I think it is therefore incumbent upon all of us, especially our “leaders” to understand this fundamental difference between Christianity as it is generally practised - having evolved into a 21st century religion (which by the way doesn’t override the secular laws of the land), and Islam – rooted (apparently immovably) in the 7th century.
We in Britain say to our Muslim citizens, “You want a new mosque? OK, build one here.”
Try building a new Christian Church in an Islamic State.
Islam is based not on what good we can do in this life; it is based on the importance of the next life, where you will find a Paradise that is described in great detail, down to the number of rooms and gardens, and how they look, and the number of black-eyed virgins ready to cater for your every need. (Obviously this is a male-dominated Paradise; it doesn’t sound very appealing for women!)
And you can get to this wonderful “next life” by killing all those “pigs” and “monkeys” that refuse to accept the Prophet’s divinity. Western liberal democracy? Freedom of thought? Respect for women? It’s all sinful. There are billions of human beings out there who don’t accept your adherence to the word of Allah through his Messenger, so make a start – just strap this bomb to your chest – Paradise awaits your arrival.

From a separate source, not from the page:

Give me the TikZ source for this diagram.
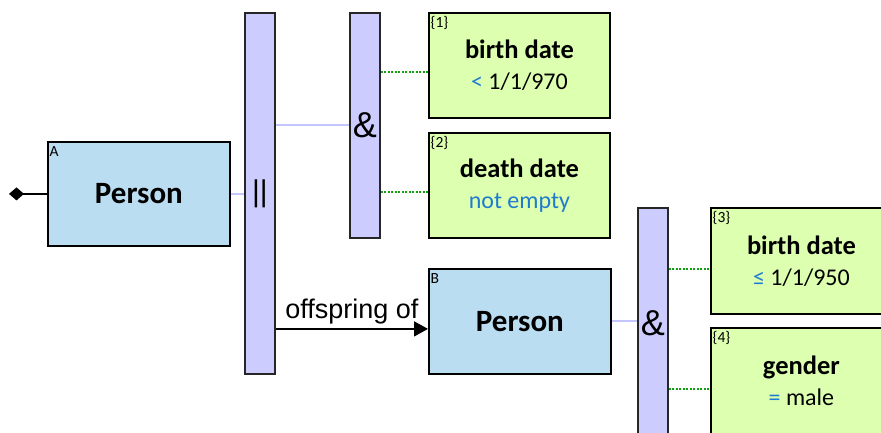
\documentclass[tikz,border=0pt]{standalone}
\usepackage{fontspec}
\setmainfont{Carlito}
\newfontfamily\arial{Liberation Sans}
\usetikzlibrary{arrows.meta}
\definecolor{clsfill}{HTML}{BBDDF2}
\definecolor{barfill}{HTML}{CCCCFF}
\definecolor{condfill}{HTML}{DDFFB0}
\definecolor{qblue}{HTML}{1E7BD0}
\definecolor{dotgreen}{HTML}{11A011}
\definecolor{lav}{HTML}{C4C4FF}
\tikzset{
  cls/.style={draw=black, line width=1.8pt, fill=clsfill, anchor=north west, inner sep=0pt,
    minimum width=182pt, minimum height=104pt, font=\fontsize{31}{34}\selectfont\bfseries},
  opbar/.style={draw=black!85, line width=1.8pt, fill=barfill, anchor=north west, inner sep=0pt,
    minimum width=30pt, font=\arial\fontsize{36}{36}\selectfont},
  cond/.style={draw=black, line width=1.8pt, fill=condfill, anchor=north west, inner sep=0pt,
    minimum width=181pt, minimum height=105pt, align=center, font=\fontsize{24}{31}\selectfont},
  tag/.style={anchor=north west, inner xsep=2.5pt, inner ysep=3pt, text height=12pt,
    font=\fontsize{15.5}{15.5}\selectfont},
  lavline/.style={draw=lav, line width=2pt},
  dotline/.style={draw=dotgreen, line width=2pt, dash pattern=on 2pt off 1.5pt}
}
\begin{document}
\begin{tikzpicture}[x=1pt,y=-1pt]
\useasboundingbox (0,0) rectangle (881,432);
\clip (0,0) rectangle (881,432);
% operator bars
\node[opbar, minimum height=361pt] (orbar) at (244,12) {\fontsize{30}{30}\selectfont||};
\node[opbar, minimum height=225pt] (and1) at (349,12) {\&};
\node[opbar, minimum height=230pt] (and2) at (637,207) {\&};
% classes
\node[cls] (A) at (47,141) {Person};
\node[tag] at (A.north west) {A};
\node[cls, minimum height=105pt] (B) at (428,268) {Person};
\node[tag] at (B.north west) {B};
% conditions
\node[cond] (c1) at (428,12) {{\fontsize{26.5}{31}\selectfont\bfseries birth date}\\\textcolor{qblue}{<} 1/1/970};
\node[tag] at (c1.north west) {\{1\}};
\node[cond] (c2) at (428,132) {{\fontsize{26.5}{31}\selectfont\bfseries death date}\\\textcolor{qblue}{not empty}};
\node[tag] at (c2.north west) {\{2\}};
\node[cond, minimum height=106pt] (c3) at (710,207) {{\fontsize{26.5}{31}\selectfont\bfseries birth date}\\\textcolor{qblue}{≤} 1/1/950};
\node[tag] at (c3.north west) {\{3\}};
\node[cond, minimum height=106pt] (c4) at (710,327) {{\fontsize{26.5}{31}\selectfont\bfseries gender}\\\textcolor{qblue}{=} male};
\node[tag] at (c4.north west) {\{4\}};
% start diamond
\coordinate (start) at ([xshift=-38pt]A.west);
\draw[line width=1.6pt, {Diamond[length=15pt,width=13pt]}-] (start) -- (A.west);
% connectors
\draw[lavline] (A.east) -- (A.east -| orbar.west);
\draw[lavline] (and1.west -| orbar.east) -- (and1.west);
\draw[dotline] ([yshift=-7pt]c1.west -| and1.east) -- ([yshift=-7pt]c1.west);
\draw[dotline] ([yshift=-7pt]c2.west -| and1.east) -- ([yshift=-7pt]c2.west);
\draw[lavline] (B.east) -- (B.east -| and2.west);
\draw[dotline] ([yshift=-8pt]c3.west -| and2.east) -- ([yshift=-8pt]c3.west);
\draw[dotline] ([yshift=-8pt]c4.west -| and2.east) -- ([yshift=-8pt]c4.west);
\draw[line width=1.6pt, -{Triangle[length=14pt,width=15pt]}] ([yshift=-7.5pt]B.west -| orbar.east) -- node[above=1pt, font=\arial\fontsize{27}{27}\selectfont] (lbl) {offspring of} ([yshift=-7.5pt]B.west);
\end{tikzpicture}
\end{document}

Finally, saying Islam is not a religion of peace is not the same as saying there are millions of Muslims who are not peaceful. Ayaan Hirsi Ali is saying that peaceful Muslims have somehow managed in their own minds to modify or ignore certain central tenets of their Faith. They have contrived to activate cognitive dissonance reduction. These are the people we should be encouraging, instead of constantly trying to make excuses for the atrocities of the radical adherents, by citing things like social deprivation and foreign policy errors made by our leaders.